There appears to be a fundamental dichotomy in human thought that separates the living from the inanimate, the purposive from the mechanical, the social from the natural, and the mental from the physical. The tendency to divide the world along such lines is strong, possibly innate, crucial to social functioning, and a key part of folk psychology (Dennett 1987). This grand divide is no doubt an example of what Minsky calls a "dumbbell theory", or false dualism (Minsky 1987, p117). I should make it clear that the dualism explored in this chapter is an epistemic dualism that exists in our theories of the world, not in the world itself, and thus should be distinguished from ontologically dual theories such as Cartesianism or vitalism.
Science has, at least on the surface, outgrown both sorts of dualism. But because the distinction between animate and inanimate is such a universal and basic part of human thinking, it haunts even the most sophisticated efforts to grapple with the nature of the mind. We all begin as dumbbells, and we do not easily rid ourselves of our dumbbell theories. Computational theories of the mind and computation itself are in some ways attempts to bridge this gap--to make lifelike behavior and intelligence from inanimate parts, and to explain the behavior of living things in terms drawn from the physical world. But the partial successes of AI, cybernetics, and cognitive science in devising theories that partially unite these realms has not yet remade our everyday minds accordingly. Nor are the scientific theories themselves immune to the effects of this persistent divide.

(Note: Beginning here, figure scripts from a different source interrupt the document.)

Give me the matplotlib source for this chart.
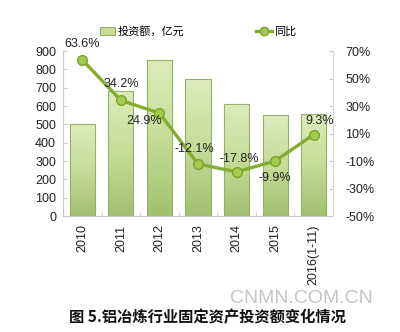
import matplotlib
matplotlib.use("Agg")
import matplotlib.pyplot as plt
import numpy as np
from matplotlib.colors import LinearSegmentedColormap
from matplotlib.lines import Line2D
from matplotlib.patches import Patch

plt.rcParams['font.family'] = ['Liberation Sans', 'Noto Sans CJK SC', 'DejaVu Sans']

categories = ["2010", "2011", "2012", "2013", "2014", "2015", "2016(1-11)"]
investment = [505, 685, 851, 748, 613, 553, 559]
yoy = [63.6, 34.2, 24.9, -12.1, -17.8, -9.9, 9.3]
yoy_labels = ["63.6%", "34.2%", "24.9%", "-12.1%", "-17.8%", "-9.9%", "9.3%"]
label_offsets = [(0, 11.5), (0, 12), (-11, -6), (-3, 11), (2, 9), (0, -12), (4, 10)]
left_ticks = [0, 100, 200, 300, 400, 500, 600, 700, 800, 900]
right_ticks = [-50, -30, -10, 10, 30, 50, 70]

fig = plt.figure(figsize=(4.0, 3.32), dpi=100)
ax = fig.add_axes([0.1575, 0.349, 0.675, 0.497])
x = np.arange(len(categories))

bars = ax.bar(x, investment, width=0.65, facecolor='none', edgecolor='#95b06a', linewidth=0.8, zorder=2)
cmap = LinearSegmentedColormap.from_list('g', ['#a2c070', '#c6dc98', '#deecbc'])
grad = np.linspace(0, 1, 256).reshape(-1, 1)
for b in bars:
    im = ax.imshow(grad, cmap=cmap, origin='lower', aspect='auto',
                   extent=[b.get_x(), b.get_x() + b.get_width(), 0, b.get_height()], zorder=1)
    im.set_clip_path(b)
ax.set_xlim(-0.5, len(categories) - 0.5)
ax.set_ylim(0, 900)
ax.set_yticks(left_ticks)
ax.set_xticks(x)
ax.set_xticklabels(categories, rotation=90, fontsize=9, color='#222222')
ax.tick_params(axis='x', length=0, pad=6)
ax.set_xticks(np.arange(-0.5, len(categories), 1), minor=True)
ax.tick_params(axis='x', which='minor', length=3, color='#c8c8c8', direction='in')
ax.tick_params(axis='y', labelsize=9, length=3, color='#c8c8c8', direction='in', pad=5, labelcolor='#222222')
for s in ['top', 'right']:
    ax.spines[s].set_visible(False)
for s in ['left', 'bottom']:
    ax.spines[s].set_color('#c8c8c8')
    ax.spines[s].set_linewidth(0.8)

ax2 = ax.twinx()
ax2.plot(x, yoy, color='#84ad2e', linewidth=2.4, marker='o', markersize=7,
         markerfacecolor='#a3c94d', markeredgecolor='#7aa32a', markeredgewidth=1, zorder=5)
ax2.set_ylim(-50, 70)
ax2.set_yticks(right_ticks)
ax2.set_yticklabels([f"{t}%" for t in right_ticks])
ax2.tick_params(axis='y', labelsize=9, length=3, color='#c8c8c8', direction='in', pad=9, labelcolor='#222222')
for s in ['top', 'left', 'bottom']:
    ax2.spines[s].set_visible(False)
ax2.spines['right'].set_color('#d8d8d8')
ax2.spines['right'].set_linewidth(0.8)
for xi, v, lab, off in zip(x, yoy, yoy_labels, label_offsets):
    ax2.annotate(lab, (xi, v), xytext=off, textcoords='offset points',
                 ha='center', va='center', fontsize=9, color='#222222', zorder=6)

handles = [Patch(facecolor='#c6dc98', edgecolor='#95b06a', linewidth=0.8),
           Line2D([0], [0], color='#84ad2e', linewidth=2.4, marker='o', markersize=6,
                  markerfacecolor='#a3c94d', markeredgecolor='#7aa32a')]
fig.legend(handles, ["投资额，亿元", "同比"], loc='center', bbox_to_anchor=(0.495, 0.905),
           ncol=2, frameon=False, columnspacing=6.5, handlelength=1.4,
           handletextpad=0.2, prop={'family': ['Noto Sans CJK SC'], 'size': 8})

fig.text(0.754, 0.1, "CNMN.COM.CN", fontsize=14, color='#c4c4c4', ha='center', va='center',
         family=['Liberation Sans'])
fig.text(0.5175, 0.045, "图 5.铝冶炼行业固定资产投资额变化情况", fontsize=11, fontweight='bold',
         ha='center', va='center', family=['Noto Sans CJK SC'], color='#111111')

fig.savefig("out.png", dpi=100, facecolor='white')
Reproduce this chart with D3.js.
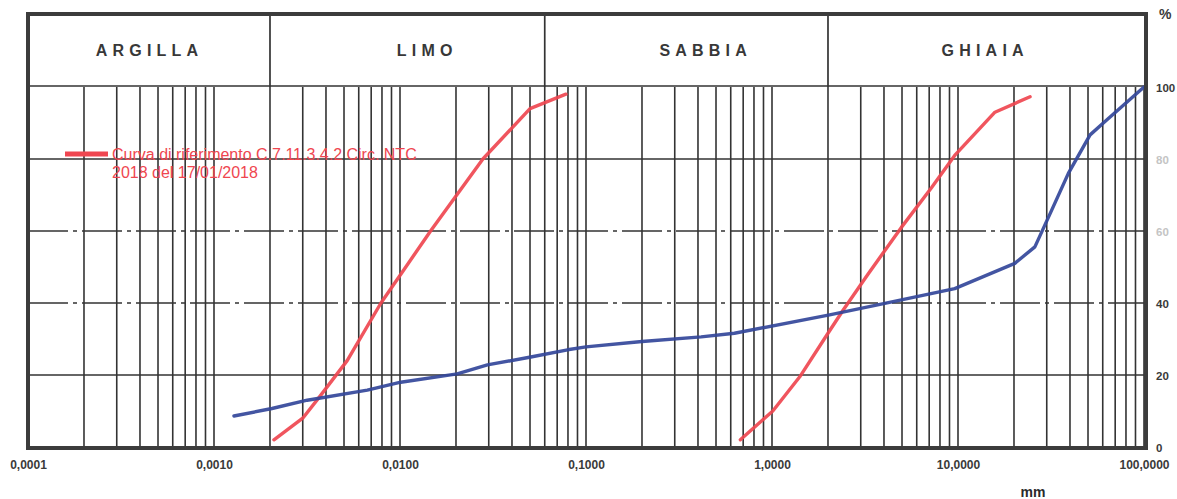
<!DOCTYPE html>
<html>
<head>
<meta charset="utf-8">
<script src="https://cdn.jsdelivr.net/npm/d3@7"></script>
<style>
  html, body { margin: 0; padding: 0; background: #fff; }
  svg { display: block; font-family: "Liberation Sans", Arial, sans-serif; }
</style>
</head>
<body>
<svg id="chart" width="1177" height="499"></svg>
<script>
// ---------- DATA ----------
// Reference curve (fine side) : [diameter mm, % passing]
const refFine = [
  [0.0021, 2], [0.003, 8], [0.0037, 14], [0.0052, 24], [0.0079, 40],
  [0.0101, 48], [0.0146, 60], [0.0279, 80], [0.05, 94], [0.078, 98]
];
// Reference curve (coarse side)
const refCoarse = [
  [0.676, 2], [1.01, 10], [1.41, 19.5], [2.0, 31.6], [2.41, 38], [3.28, 48],
  [4.96, 61], [7.2, 72], [9.6, 81], [15.8, 93], [24.4, 97.3]
];
// Sample grading curve
const sample = [
  [0.00128, 8.6], [0.00205, 10.7], [0.00317, 13], [0.00667, 15.8], [0.0101, 18],
  [0.0203, 20.3], [0.0295, 22.8], [0.0505, 25], [0.0796, 27], [0.1, 27.8],
  [0.2, 29.3], [0.416, 30.6], [0.628, 31.6], [2.04, 36.7], [4.04, 39.9],
  [9.6, 44], [20.2, 51], [25.9, 55.6], [31.9, 65.8], [39.2, 76], [51.3, 86.7],
  [61.7, 90.4], [100, 100]
];
// Soil classes: name, limits (mm), label anchor (mm)
const classNames = ["ARGILLA", "LIMO", "SABBIA", "GHIAIA"];
const classLimits = [0.0001, 0.002, 0.06, 2, 100];
const classLabelAt = [0.00045, 0.014, 0.44, 14];
// Axis ticks
const xTicks = [0.0001, 0.001, 0.01, 0.1, 1, 10, 100];
const xTickLabels = ["0,0001", "0,0010", "0,0100", "0,1000", "1,0000", "10,0000", "100,0000"];
const yTicks = [0, 20, 40, 60, 80, 100];
const yTickLabels = ["0", "20", "40", "60", "80", "100"];
const legendLines = ["Curva di riferimento C.7.11.3.4.2 Circ. NTC", "2018 del 17/01/2018"];

// ---------- DRAW ----------
const svg = d3.select("#chart");
const x = d3.scaleLog().domain([0.0001, 100]).range([28, 1144]);
const y = d3.scaleLinear().domain([0, 100]).range([447, 87]);
const headerTop = 14;
const gridColor = "#333333";
const redC = "#ef4650";
const blueC = "#33469a";

// vertical grid lines (1..9 per decade)
const vLines = [];
for (let e = -4; e < 2; e++) for (let m = 1; m <= 9; m++) vLines.push(m * Math.pow(10, e));
vLines.push(100);
svg.append("g").selectAll("line").data(vLines).join("line")
  .attr("x1", d => x(d)).attr("x2", d => x(d))
  .attr("y1", y(100)).attr("y2", y(0))
  .attr("stroke", gridColor).attr("stroke-width", 1.6);

// horizontal grid lines
svg.append("g").selectAll("line").data([20, 40, 60, 80]).join("line")
  .attr("x1", x(0.0001)).attr("x2", x(100))
  .attr("y1", d => y(d)).attr("y2", d => y(d))
  .attr("stroke", gridColor).attr("stroke-width", 1.5)
  .attr("stroke-dasharray", d => (d === 40 || d === 60) ? "40,5,4,5" : null);

// header line (100%) and class separators
svg.append("line").attr("x1", x(0.0001)).attr("x2", x(100))
  .attr("y1", y(100) - 1).attr("y2", y(100) - 1)
  .attr("stroke", gridColor).attr("stroke-width", 1.7);
svg.append("g").selectAll("line").data(classLimits.slice(1, -1)).join("line")
  .attr("x1", d => x(d)).attr("x2", d => x(d))
  .attr("y1", headerTop).attr("y2", y(100))
  .attr("stroke", gridColor).attr("stroke-width", 1.7);
svg.append("g").selectAll("text").data(classNames).join("text")
  .attr("x", (d, i) => x(classLabelAt[i]))
  .attr("y", 56)
  .attr("text-anchor", "middle")
  .attr("font-size", 16).attr("font-weight", "bold")
  .attr("letter-spacing", 5.2)
  .attr("fill", "#383838")
  .text(d => d);

// curves
const line = d3.line().x(d => x(d[0])).y(d => y(d[1]));
[[refFine, redC], [refCoarse, redC], [sample, blueC]].forEach(([data, c]) => {
  svg.append("path").datum(data).attr("d", line)
    .attr("fill", "none").attr("stroke", c).attr("stroke-width", 3.4)
    .attr("stroke-linejoin", "round").attr("stroke-linecap", "round")
    .attr("opacity", 0.92);
});

// outer frame
svg.append("path")
  .attr("d", `M${x(0.0001)},${y(0) + 1} V${headerTop} H${x(100) + 2} V${y(0) + 1} Z`)
  .attr("fill", "none").attr("stroke", "#3c3c3c").attr("stroke-width", 4);

// x axis
const xAxis = d3.axisBottom(x).tickValues(xTicks).tickSize(0)
  .tickFormat((d, i) => xTickLabels[i]);
const gx = svg.append("g").attr("transform", `translate(0,${y(0) + 10})`).call(xAxis);
gx.select(".domain").remove();
gx.selectAll("text").attr("font-size", 12).attr("font-weight", "bold")
  .attr("fill", "#3a3a3a").attr("font-family", "Liberation Sans, Arial, sans-serif");

// y axis (right)
const yAxis = d3.axisRight(y).tickValues(yTicks).tickSize(0)
  .tickFormat((d, i) => yTickLabels[i]);
const gy = svg.append("g").attr("transform", `translate(${x(100) + 9},1)`).call(yAxis);
gy.select(".domain").remove();
gy.selectAll("text").attr("font-size", 11.5).attr("font-weight", "bold")
  .attr("fill", d => (d === 60 || d === 80) ? "#c4c4c4" : "#3a3a3a")
  .attr("font-family", "Liberation Sans, Arial, sans-serif");

// units
svg.append("text").attr("x", 1159).attr("y", 19).attr("font-size", 14)
  .attr("font-weight", "bold").attr("fill", "#3a3a3a").text("%");
svg.append("text").attr("x", 1033).attr("y", 497).attr("text-anchor", "middle")
  .attr("font-size", 14).attr("font-weight", "bold").attr("fill", "#2a2a2a").text("mm");

// legend
svg.append("line").attr("x1", 65).attr("x2", 108).attr("y1", 154).attr("y2", 154)
  .attr("stroke", redC).attr("stroke-width", 5);
svg.append("g").selectAll("text").data(legendLines).join("text")
  .attr("x", 112).attr("y", (d, i) => 160 + i * 18)
  .attr("font-size", 16).attr("fill", redC)
  .text(d => d);
</script>
</body>
</html>
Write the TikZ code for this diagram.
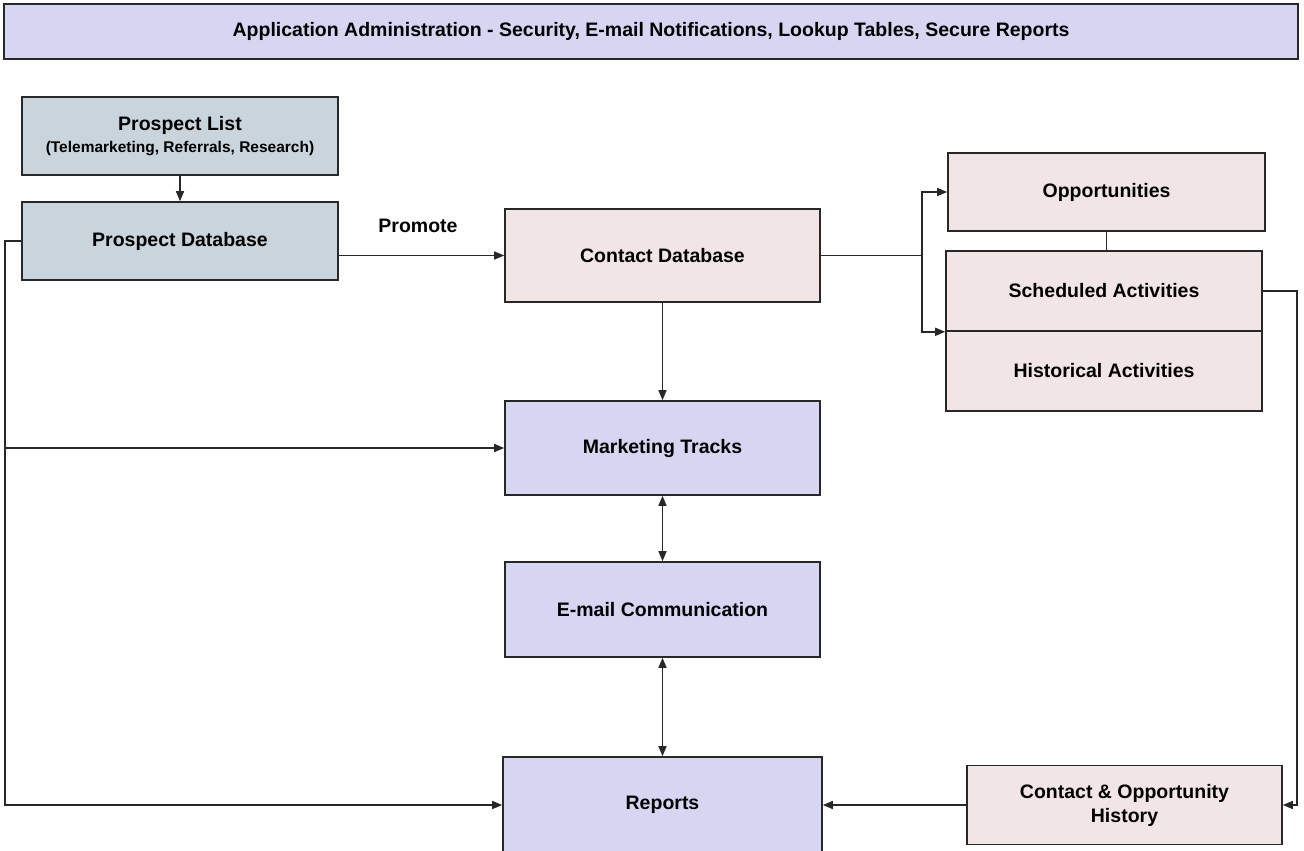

It is a common practice to describe the activity of machines or other non-living objects in animate terms. I will refer to these sorts of mappings as animate metaphors. The term anthropomorphism is more common, but is not quite as accurate, since other animals besides humans can serve as the source domain. Another suitable term is ethopoeia, the classical Greek word for attributions of human qualities to non-human objects (Nass, Steuer et al. 1993). This chapter explores the use of animism and animistic metaphors in the construction of the computational realm. In particular, it examines the ways in which animacy is used to make the operations of complex systems such as computers comprehensible.
Animate metaphors are powerful because they are capable of exploiting our knowledge about humans and human action. When dealing with systems that are too complicated to be understood in physical and mechanical terms, the leverage that animate metaphors can give is crucial. It allows us to think in terms of purpose and function, and thus to understand without having to know the "implementation details" of the system. At the same time, the use of animate metaphors to describe machines can be dangerous, because of the risk of overattribution errors. For instance, we can talk of a simple robot vehicle using negative feedback control as "wanting" to propel itself towards some stimulus (as in (Braitenberg 1984)) but the nature of this wanting is not the same as that of a person--the vehicle does not know that it wants, does not necessarily feel anything like disappointment if it does not get its goal, and so forth. The metaphor is compelling, but can also be misleading.
The first section of this chapter explores how the concepts of animate and inanimate arise, how they develop, and how they are used. It traces a few key properties of the animate realm through various attempts to analyze the two domains. Three key concepts emerge as the defining properties of the animate realm: autonomy, purposefulness, and reactivity.
The second section looks at how animate metaphors have been used in computation and what roles they play in the description of various programming languages. We will find that while animism plays a central role in the foundation and continuing development of computation, it tends to be a rather peculiar and limited form of animism, one that omits some of the most important qualities of the domain.
The last section explores a new kind of programming paradigm based on agents, that is, on collections of explicitly anthropomorphic units. Agent-based programming seeks to combine the power of computation with the aspects of animism that previous forms of computational animism have left out. It will also explore the use of narrative as a natural way to express the action and interaction of animate beings.